-- Start --
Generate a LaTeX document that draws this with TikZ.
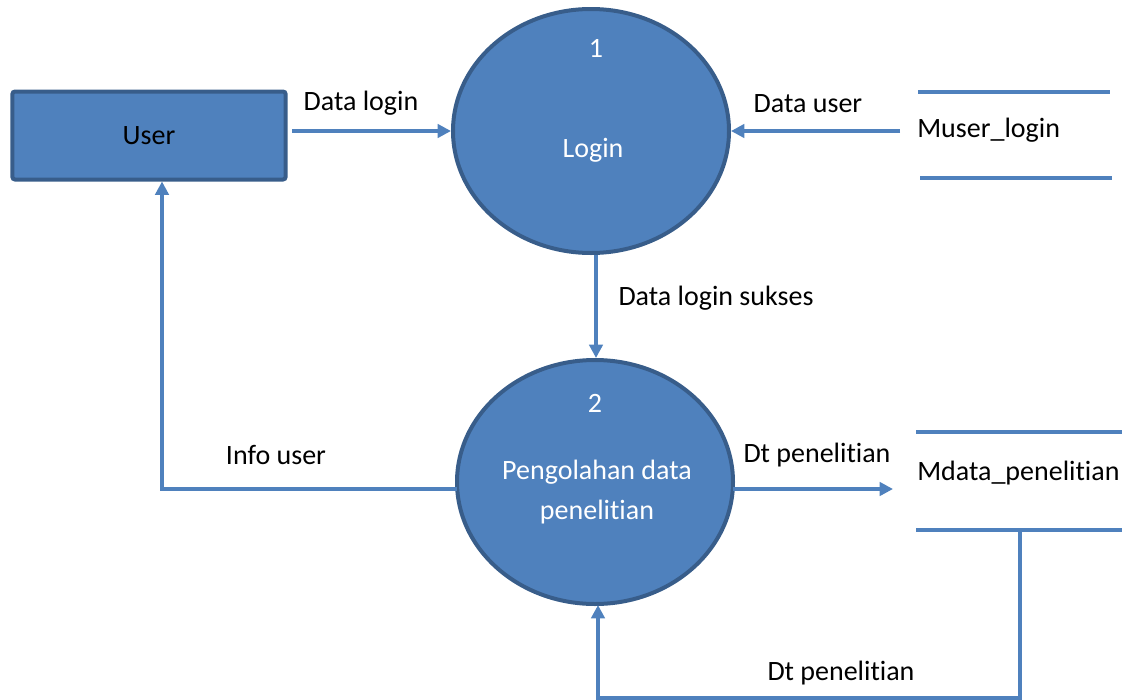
\documentclass[tikz,border=0pt]{standalone}
\usepackage{fontspec}
\setmainfont{Carlito}[Ligatures=NoCommon]
\usetikzlibrary{shapes.geometric,arrows.meta}
\definecolor{fillblue}{HTML}{4F81BD}
\definecolor{edgeblue}{HTML}{385D8A}
\tikzset{
  proc/.style={ellipse,draw=edgeblue,fill=fillblue,line width=3pt,inner sep=0pt,minimum width=207pt,minimum height=183pt},
  ent/.style={rectangle,rounded corners=2pt,draw=edgeblue,fill=fillblue,line width=3pt,minimum width=205pt,minimum height=66pt,font=\fontsize{21}{25}\selectfont},
  wtxt/.style={text=white,font=\fontsize{21}{25}\selectfont,inner sep=0pt},
  btxt/.style={text=black,font=\fontsize{21}{25}\selectfont,inner sep=0pt},
  flow/.style={draw=fillblue,line width=2.6pt,-{Triangle[length=10pt,width=10pt]}},
  storeline/.style={draw=fillblue,line width=3.6pt},
}
\begin{document}
\begin{tikzpicture}[x=0.75pt,y=-0.75pt]
\useasboundingbox (0,0) rectangle (1122,700);
% external entity
\node[ent] (user) at (149,135.5) {User};
% processes
\node[proc] (p1) at (591,131) {};
\node[wtxt] (p1n) at (596,48) {1};
\node[wtxt] (p1t) at (593,150) {Login};
\node[proc] (p2) at (595,482) {};
\node[wtxt] (p2n) at (595,403) {2};
\node[wtxt,align=center] (p2t) at (597,492) {Pengolahan data\\[5pt]penelitian};
% data stores
\draw[storeline] (918,92) -- (1110,92);
\draw[storeline] (920,178) -- (1112,178);
\node[btxt,anchor=west] (ds1) at (917,130) {Muser\_login};
\draw[storeline] (916,432) -- (1122,432);
\draw[storeline] (916,530) -- (1122,530);
\node[btxt,anchor=west] (ds2) at (917,473) {Mdata\_penelitian};
% connector endpoints
\coordinate (uE) at (292,131);
\coordinate (ds1W) at (900,131);
\coordinate (ds2W) at (893,489);
\coordinate (ds2B) at (1020,530);
\coordinate (bend1) at (162,489);
\coordinate (bend2) at (1020,698);
\coordinate (bend3) at (598,698);
% flows
\draw[flow] (uE) -- (p1.west);
\node[btxt] (l1) at (361,103) {Data login};
\draw[flow] (ds1W) -- (p1.east);
\node[btxt] (l2) at (808,104) {Data user};
\draw[flow] (p1.south -| 596,0) -- (596,358);
\node[btxt] (l3) at (716,298) {Data login sukses};
\draw[flow] (457,489) -- (bend1) -- (bend1 |- user.south);
\node[btxt] (l4) at (276,455) {Info user};
\draw[flow] (733,489) -- (ds2W);
\node[btxt] (l5) at (817,455) {Dt penelitian};
\draw[flow] (ds2B) -- (bend2) -- (bend3) -- (598,605);
\node[btxt] (l6) at (841,673) {Dt penelitian};
\end{tikzpicture}
\end{document}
-- End --
AIM OF THE TASK: Without the pictures, output the full listing exactly as it stands.

TASK OUTPUT:
Generate a LaTeX document that draws this with TikZ.
\documentclass[tikz,border=0pt]{standalone}
\usepackage{fontspec}
\setmainfont{Carlito}[Ligatures=NoCommon]
\usetikzlibrary{shapes.geometric,arrows.meta}
\definecolor{fillblue}{HTML}{4F81BD}
\definecolor{edgeblue}{HTML}{385D8A}
\tikzset{
  proc/.style={ellipse,draw=edgeblue,fill=fillblue,line width=3pt,inner sep=0pt,minimum width=207pt,minimum height=183pt},
  ent/.style={rectangle,rounded corners=2pt,draw=edgeblue,fill=fillblue,line width=3pt,minimum width=205pt,minimum height=66pt,font=\fontsize{21}{25}\selectfont},
  wtxt/.style={text=white,font=\fontsize{21}{25}\selectfont,inner sep=0pt},
  btxt/.style={text=black,font=\fontsize{21}{25}\selectfont,inner sep=0pt},
  flow/.style={draw=fillblue,line width=2.6pt,-{Triangle[length=10pt,width=10pt]}},
  storeline/.style={draw=fillblue,line width=3.6pt},
}
\begin{document}
\begin{tikzpicture}[x=0.75pt,y=-0.75pt]
\useasboundingbox (0,0) rectangle (1122,700);
% external entity
\node[ent] (user) at (149,135.5) {User};
% processes
\node[proc] (p1) at (591,131) {};
\node[wtxt] (p1n) at (596,48) {1};
\node[wtxt] (p1t) at (593,150) {Login};
\node[proc] (p2) at (595,482) {};
\node[wtxt] (p2n) at (595,403) {2};
\node[wtxt,align=center] (p2t) at (597,492) {Pengolahan data\\[5pt]penelitian};
% data stores
\draw[storeline] (918,92) -- (1110,92);
\draw[storeline] (920,178) -- (1112,178);
\node[btxt,anchor=west] (ds1) at (917,130) {Muser\_login};
\draw[storeline] (916,432) -- (1122,432);
\draw[storeline] (916,530) -- (1122,530);
\node[btxt,anchor=west] (ds2) at (917,473) {Mdata\_penelitian};
% connector endpoints
\coordinate (uE) at (292,131);
\coordinate (ds1W) at (900,131);
\coordinate (ds2W) at (893,489);
\coordinate (ds2B) at (1020,530);
\coordinate (bend1) at (162,489);
\coordinate (bend2) at (1020,698);
\coordinate (bend3) at (598,698);
% flows
\draw[flow] (uE) -- (p1.west);
\node[btxt] (l1) at (361,103) {Data login};
\draw[flow] (ds1W) -- (p1.east);
\node[btxt] (l2) at (808,104) {Data user};
\draw[flow] (p1.south -| 596,0) -- (596,358);
\node[btxt] (l3) at (716,298) {Data login sukses};
\draw[flow] (457,489) -- (bend1) -- (bend1 |- user.south);
\node[btxt] (l4) at (276,455) {Info user};
\draw[flow] (733,489) -- (ds2W);
\node[btxt] (l5) at (817,455) {Dt penelitian};
\draw[flow] (ds2B) -- (bend2) -- (bend3) -- (598,605);
\node[btxt] (l6) at (841,673) {Dt penelitian};
\end{tikzpicture}
\end{document}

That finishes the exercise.